* start Provided information *
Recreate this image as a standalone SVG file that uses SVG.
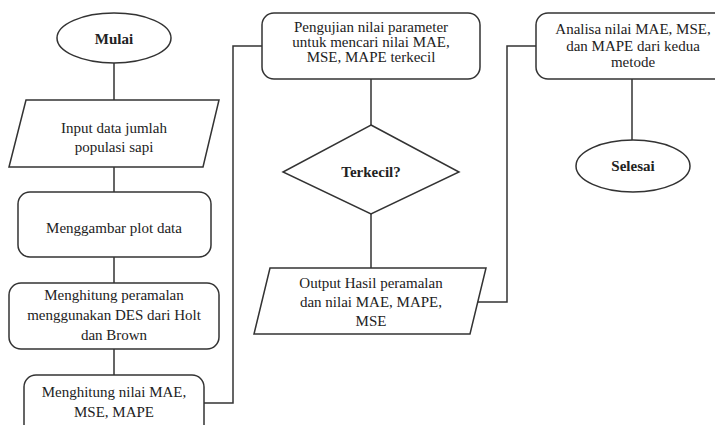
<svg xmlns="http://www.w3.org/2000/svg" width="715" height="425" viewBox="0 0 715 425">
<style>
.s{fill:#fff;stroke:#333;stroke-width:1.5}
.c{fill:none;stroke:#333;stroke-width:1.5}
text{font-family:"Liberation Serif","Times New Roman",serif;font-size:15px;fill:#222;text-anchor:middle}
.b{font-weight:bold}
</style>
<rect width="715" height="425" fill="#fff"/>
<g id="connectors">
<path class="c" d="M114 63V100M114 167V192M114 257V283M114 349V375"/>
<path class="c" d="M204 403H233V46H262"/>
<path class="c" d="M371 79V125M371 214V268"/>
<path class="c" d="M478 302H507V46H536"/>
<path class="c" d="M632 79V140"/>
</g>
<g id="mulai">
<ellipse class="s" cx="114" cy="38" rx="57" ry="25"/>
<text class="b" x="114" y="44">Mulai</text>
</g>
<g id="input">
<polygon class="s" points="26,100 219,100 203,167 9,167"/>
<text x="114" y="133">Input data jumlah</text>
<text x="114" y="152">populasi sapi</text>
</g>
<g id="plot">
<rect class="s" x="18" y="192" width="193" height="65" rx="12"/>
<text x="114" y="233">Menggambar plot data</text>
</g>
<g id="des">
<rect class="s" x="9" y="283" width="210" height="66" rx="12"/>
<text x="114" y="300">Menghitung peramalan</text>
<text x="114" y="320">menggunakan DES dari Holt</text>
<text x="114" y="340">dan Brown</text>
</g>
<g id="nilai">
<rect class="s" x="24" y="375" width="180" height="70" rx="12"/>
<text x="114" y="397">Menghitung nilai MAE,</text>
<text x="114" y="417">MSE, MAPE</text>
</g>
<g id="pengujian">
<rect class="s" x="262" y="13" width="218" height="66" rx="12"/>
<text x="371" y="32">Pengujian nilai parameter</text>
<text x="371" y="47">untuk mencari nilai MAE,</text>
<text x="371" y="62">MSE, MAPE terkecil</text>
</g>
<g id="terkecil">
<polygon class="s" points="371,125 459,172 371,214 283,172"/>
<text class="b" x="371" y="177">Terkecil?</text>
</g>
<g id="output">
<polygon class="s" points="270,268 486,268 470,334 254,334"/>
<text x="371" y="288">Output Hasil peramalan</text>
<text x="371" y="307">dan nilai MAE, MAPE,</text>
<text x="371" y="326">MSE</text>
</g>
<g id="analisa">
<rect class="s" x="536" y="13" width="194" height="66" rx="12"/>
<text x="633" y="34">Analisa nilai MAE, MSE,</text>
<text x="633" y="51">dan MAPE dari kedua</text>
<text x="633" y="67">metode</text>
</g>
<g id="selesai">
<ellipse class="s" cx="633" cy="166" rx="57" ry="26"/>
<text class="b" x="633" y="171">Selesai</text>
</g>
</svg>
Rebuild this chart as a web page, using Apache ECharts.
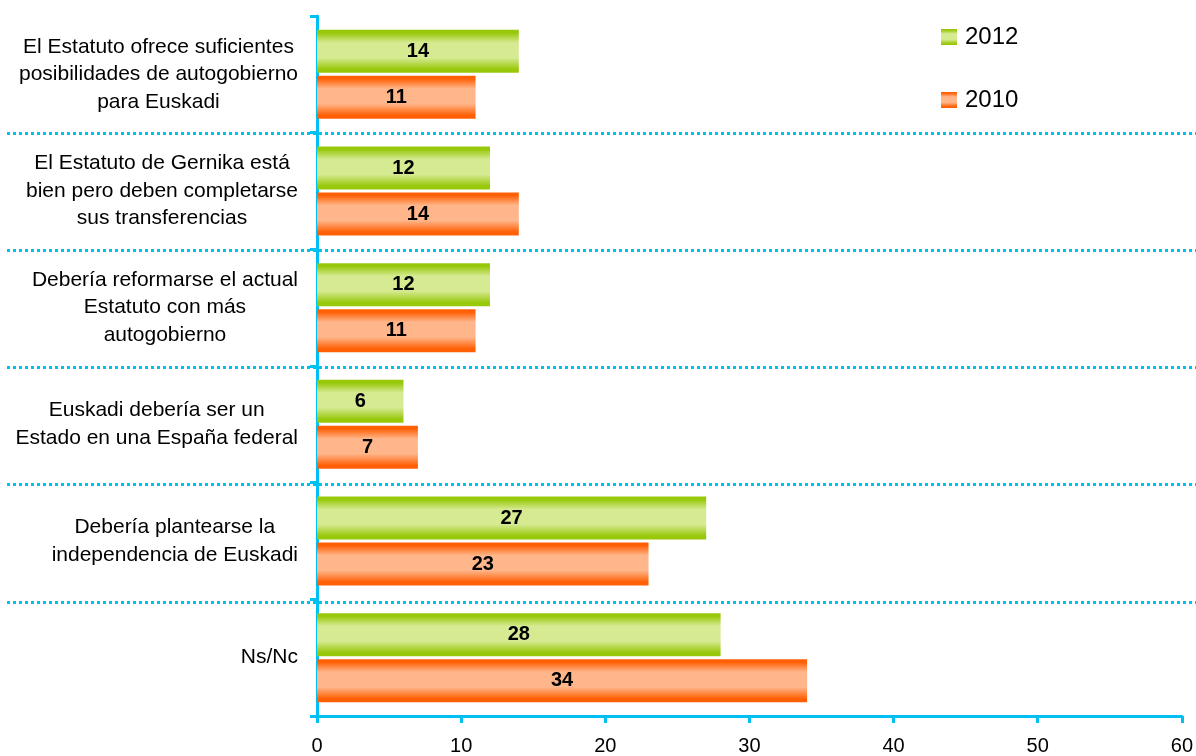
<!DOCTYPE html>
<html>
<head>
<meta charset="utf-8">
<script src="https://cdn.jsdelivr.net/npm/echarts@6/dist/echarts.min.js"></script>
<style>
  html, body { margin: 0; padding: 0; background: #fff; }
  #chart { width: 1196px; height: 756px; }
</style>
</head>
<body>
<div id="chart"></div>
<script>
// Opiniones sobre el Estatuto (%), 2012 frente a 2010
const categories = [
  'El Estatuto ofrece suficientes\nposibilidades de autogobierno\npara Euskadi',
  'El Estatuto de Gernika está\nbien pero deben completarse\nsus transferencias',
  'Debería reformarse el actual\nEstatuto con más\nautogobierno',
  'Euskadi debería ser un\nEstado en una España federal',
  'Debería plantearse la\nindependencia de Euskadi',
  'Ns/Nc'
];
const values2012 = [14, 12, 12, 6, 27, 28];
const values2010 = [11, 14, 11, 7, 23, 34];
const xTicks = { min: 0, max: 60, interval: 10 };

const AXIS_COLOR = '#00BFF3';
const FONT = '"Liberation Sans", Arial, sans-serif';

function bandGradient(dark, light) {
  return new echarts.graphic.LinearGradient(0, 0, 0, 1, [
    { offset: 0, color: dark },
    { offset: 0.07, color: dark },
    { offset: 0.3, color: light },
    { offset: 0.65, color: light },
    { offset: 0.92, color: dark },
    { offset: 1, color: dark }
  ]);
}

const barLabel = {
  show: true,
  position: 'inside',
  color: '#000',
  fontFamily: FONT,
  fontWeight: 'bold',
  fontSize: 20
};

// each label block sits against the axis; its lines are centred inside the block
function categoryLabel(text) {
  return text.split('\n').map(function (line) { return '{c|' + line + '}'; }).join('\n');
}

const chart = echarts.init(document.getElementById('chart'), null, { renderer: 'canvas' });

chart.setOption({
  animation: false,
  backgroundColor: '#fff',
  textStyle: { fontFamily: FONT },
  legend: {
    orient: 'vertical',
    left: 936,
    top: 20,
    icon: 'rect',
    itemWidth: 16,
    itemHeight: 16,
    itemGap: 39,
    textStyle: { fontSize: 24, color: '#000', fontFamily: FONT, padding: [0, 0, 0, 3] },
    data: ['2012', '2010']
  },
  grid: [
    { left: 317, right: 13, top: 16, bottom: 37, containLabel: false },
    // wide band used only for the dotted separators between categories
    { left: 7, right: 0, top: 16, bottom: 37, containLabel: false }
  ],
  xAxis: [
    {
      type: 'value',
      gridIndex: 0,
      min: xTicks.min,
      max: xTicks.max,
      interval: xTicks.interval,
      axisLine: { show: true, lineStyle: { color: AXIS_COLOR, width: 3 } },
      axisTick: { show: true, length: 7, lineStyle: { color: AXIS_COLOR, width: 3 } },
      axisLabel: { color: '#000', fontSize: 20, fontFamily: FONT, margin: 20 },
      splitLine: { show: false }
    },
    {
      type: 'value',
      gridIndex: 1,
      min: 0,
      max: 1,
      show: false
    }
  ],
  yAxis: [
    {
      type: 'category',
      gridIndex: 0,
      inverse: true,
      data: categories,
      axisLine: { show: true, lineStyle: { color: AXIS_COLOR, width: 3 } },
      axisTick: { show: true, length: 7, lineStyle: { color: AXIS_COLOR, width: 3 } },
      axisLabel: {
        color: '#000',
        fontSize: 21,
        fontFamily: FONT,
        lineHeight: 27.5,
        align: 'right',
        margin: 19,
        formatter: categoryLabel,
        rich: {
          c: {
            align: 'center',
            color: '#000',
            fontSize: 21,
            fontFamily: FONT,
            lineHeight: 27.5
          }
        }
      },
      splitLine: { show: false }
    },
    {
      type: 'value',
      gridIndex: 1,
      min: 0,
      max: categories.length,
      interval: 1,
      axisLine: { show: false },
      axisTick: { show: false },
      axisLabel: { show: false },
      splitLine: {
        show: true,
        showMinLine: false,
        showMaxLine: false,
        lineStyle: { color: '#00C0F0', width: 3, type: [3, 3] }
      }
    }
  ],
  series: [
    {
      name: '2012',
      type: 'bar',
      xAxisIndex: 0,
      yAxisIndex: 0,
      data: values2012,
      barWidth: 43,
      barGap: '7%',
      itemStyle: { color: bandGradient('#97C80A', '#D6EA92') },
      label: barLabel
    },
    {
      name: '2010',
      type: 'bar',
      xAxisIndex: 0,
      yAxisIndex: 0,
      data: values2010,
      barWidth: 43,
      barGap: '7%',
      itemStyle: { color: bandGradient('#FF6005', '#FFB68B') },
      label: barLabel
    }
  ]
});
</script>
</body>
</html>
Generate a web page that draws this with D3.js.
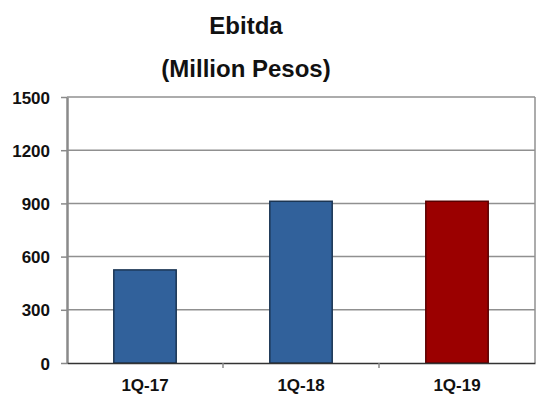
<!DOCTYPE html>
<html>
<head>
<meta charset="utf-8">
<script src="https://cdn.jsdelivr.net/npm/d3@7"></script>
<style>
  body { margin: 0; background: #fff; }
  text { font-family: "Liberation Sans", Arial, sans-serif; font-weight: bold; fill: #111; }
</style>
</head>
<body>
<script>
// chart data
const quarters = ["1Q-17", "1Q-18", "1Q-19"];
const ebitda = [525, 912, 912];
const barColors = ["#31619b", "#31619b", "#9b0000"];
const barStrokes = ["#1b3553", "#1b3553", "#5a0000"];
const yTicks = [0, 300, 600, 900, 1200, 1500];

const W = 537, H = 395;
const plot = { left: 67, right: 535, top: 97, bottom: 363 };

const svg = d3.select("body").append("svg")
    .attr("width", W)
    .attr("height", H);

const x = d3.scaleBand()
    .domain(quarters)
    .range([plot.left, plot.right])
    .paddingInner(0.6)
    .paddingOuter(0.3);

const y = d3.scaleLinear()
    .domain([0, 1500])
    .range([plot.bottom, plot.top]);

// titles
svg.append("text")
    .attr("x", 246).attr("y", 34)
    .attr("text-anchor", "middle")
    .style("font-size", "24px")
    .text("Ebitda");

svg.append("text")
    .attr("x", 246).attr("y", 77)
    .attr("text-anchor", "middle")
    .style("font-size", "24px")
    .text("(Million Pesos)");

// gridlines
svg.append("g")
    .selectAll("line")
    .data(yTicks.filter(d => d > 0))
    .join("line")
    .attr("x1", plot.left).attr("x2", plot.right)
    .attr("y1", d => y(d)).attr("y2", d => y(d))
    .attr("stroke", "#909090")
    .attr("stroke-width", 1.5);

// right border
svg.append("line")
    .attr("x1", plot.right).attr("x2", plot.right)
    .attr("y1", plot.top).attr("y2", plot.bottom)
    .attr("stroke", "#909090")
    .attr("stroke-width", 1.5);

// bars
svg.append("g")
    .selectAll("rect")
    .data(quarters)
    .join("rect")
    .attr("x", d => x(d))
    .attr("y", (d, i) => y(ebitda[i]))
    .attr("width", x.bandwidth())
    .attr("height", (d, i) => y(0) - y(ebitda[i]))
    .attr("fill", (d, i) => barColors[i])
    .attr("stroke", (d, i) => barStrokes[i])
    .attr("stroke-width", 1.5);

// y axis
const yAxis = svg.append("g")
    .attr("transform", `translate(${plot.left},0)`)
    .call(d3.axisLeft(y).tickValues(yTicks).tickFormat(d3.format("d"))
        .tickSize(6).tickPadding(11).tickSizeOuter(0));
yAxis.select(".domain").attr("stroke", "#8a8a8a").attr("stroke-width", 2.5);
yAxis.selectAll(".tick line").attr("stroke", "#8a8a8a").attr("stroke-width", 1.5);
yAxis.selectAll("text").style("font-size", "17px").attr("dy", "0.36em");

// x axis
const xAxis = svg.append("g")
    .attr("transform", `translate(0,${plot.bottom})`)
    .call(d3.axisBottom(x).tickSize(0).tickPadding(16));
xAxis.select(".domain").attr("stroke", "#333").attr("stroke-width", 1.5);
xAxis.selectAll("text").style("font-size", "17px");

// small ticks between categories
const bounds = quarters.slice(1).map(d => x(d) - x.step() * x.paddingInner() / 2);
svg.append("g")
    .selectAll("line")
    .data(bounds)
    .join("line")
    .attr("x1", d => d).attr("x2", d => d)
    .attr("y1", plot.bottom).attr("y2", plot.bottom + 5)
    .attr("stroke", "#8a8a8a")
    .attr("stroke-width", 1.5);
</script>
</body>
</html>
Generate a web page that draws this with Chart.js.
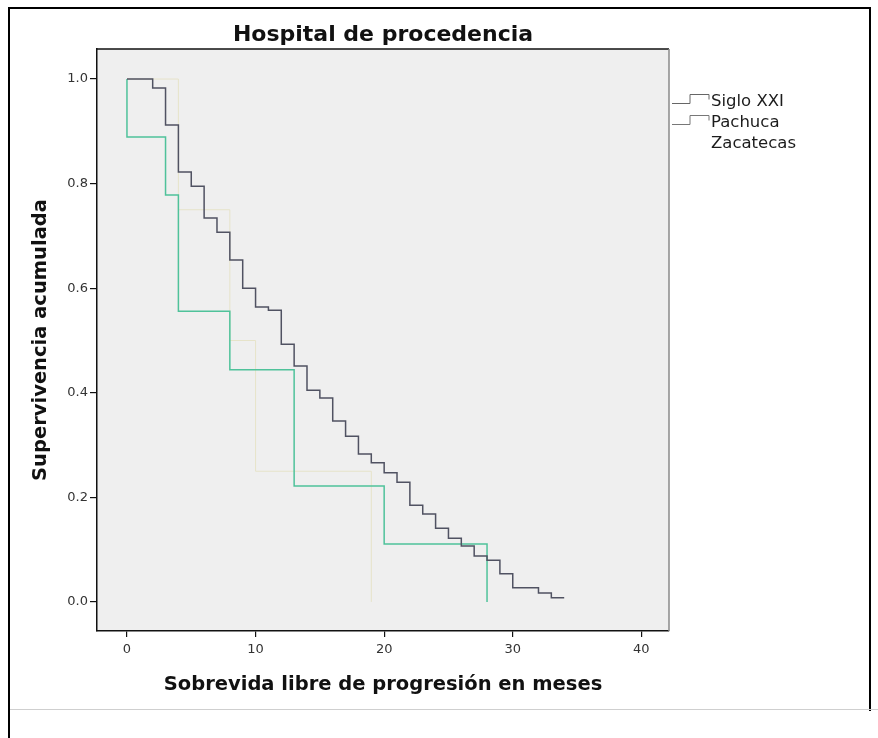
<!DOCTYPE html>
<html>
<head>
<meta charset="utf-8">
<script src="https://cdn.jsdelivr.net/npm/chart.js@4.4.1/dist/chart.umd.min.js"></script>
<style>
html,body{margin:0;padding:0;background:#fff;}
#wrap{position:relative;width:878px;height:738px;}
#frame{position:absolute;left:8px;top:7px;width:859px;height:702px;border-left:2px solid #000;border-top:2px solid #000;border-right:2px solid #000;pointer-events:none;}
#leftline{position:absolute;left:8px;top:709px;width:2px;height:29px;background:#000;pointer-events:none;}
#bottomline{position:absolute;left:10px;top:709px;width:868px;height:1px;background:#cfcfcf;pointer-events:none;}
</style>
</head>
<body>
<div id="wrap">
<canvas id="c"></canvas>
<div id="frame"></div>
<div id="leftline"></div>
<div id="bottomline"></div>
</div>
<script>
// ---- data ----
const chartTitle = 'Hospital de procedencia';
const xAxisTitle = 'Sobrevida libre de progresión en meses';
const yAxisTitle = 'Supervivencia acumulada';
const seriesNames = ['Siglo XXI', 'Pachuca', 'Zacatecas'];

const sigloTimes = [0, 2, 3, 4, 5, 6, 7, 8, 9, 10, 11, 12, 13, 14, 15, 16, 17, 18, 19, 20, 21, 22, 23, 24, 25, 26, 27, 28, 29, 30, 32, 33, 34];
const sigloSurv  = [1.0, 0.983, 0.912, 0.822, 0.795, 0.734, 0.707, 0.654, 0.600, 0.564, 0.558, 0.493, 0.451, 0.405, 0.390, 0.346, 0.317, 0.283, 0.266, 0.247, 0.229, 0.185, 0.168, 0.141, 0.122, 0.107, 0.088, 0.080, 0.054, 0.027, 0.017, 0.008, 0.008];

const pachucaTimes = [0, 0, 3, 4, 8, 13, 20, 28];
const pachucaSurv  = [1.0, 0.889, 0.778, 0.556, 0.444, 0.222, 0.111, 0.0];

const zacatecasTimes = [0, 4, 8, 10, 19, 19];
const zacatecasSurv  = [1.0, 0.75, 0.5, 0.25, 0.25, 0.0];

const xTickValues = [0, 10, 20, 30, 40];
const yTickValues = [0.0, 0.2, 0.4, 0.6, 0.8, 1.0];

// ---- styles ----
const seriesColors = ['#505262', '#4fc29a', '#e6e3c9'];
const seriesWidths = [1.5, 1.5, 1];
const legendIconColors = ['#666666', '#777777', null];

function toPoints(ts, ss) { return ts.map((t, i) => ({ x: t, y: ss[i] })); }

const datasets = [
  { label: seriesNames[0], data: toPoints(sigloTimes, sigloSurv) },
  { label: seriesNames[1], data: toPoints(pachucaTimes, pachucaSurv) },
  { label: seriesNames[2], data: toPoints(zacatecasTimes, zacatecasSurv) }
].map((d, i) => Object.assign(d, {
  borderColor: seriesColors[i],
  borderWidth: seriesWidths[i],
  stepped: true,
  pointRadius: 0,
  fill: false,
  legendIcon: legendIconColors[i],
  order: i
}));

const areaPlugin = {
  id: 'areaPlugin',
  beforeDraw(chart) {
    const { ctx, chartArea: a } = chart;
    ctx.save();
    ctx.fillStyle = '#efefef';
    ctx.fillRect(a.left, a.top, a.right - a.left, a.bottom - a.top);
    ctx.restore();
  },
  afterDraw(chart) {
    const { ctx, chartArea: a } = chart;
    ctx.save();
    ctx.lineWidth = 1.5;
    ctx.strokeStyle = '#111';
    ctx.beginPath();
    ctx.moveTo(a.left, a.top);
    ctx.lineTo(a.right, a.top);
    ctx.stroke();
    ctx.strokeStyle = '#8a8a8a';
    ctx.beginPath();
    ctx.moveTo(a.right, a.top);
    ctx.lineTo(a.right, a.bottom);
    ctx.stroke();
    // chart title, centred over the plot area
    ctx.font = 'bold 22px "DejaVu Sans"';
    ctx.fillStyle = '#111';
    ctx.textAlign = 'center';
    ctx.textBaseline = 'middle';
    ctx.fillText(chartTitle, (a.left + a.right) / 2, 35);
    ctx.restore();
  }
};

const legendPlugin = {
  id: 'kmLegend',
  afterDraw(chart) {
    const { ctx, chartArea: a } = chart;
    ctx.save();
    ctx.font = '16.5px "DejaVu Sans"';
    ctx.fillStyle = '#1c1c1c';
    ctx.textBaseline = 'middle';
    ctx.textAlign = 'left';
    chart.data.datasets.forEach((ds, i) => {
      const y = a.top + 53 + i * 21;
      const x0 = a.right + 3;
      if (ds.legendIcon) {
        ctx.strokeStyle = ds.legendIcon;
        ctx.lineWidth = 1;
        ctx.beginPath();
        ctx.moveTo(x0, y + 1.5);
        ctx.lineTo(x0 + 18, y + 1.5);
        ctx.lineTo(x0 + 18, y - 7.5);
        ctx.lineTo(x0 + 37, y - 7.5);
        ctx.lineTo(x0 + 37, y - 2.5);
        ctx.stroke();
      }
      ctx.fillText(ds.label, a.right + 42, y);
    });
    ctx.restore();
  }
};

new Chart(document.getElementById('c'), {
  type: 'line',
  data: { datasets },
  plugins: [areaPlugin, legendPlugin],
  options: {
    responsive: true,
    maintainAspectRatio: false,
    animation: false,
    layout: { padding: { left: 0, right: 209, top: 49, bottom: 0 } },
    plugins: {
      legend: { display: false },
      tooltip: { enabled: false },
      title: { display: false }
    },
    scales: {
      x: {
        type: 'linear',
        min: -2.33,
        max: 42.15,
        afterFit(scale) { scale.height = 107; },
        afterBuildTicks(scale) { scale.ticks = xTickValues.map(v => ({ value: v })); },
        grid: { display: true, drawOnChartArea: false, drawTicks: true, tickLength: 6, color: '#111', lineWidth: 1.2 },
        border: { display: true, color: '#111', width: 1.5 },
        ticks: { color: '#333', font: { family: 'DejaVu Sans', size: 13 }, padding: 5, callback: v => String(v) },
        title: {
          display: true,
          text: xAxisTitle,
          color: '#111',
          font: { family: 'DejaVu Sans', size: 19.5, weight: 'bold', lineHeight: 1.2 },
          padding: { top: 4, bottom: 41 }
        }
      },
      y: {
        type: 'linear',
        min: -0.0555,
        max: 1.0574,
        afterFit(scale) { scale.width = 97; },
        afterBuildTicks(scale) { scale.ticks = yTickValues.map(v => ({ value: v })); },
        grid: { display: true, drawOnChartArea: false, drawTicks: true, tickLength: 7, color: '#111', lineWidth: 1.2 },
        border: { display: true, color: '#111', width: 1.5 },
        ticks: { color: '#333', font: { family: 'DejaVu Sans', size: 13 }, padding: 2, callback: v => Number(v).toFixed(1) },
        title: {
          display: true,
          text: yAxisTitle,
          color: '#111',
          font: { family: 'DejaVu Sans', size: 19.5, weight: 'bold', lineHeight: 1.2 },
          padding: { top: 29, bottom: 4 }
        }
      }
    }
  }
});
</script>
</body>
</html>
* end Provided information *
### What the exercise asks
How many lines in these entries hold the string "that"? Answer with the number alone.

### Exercise response
3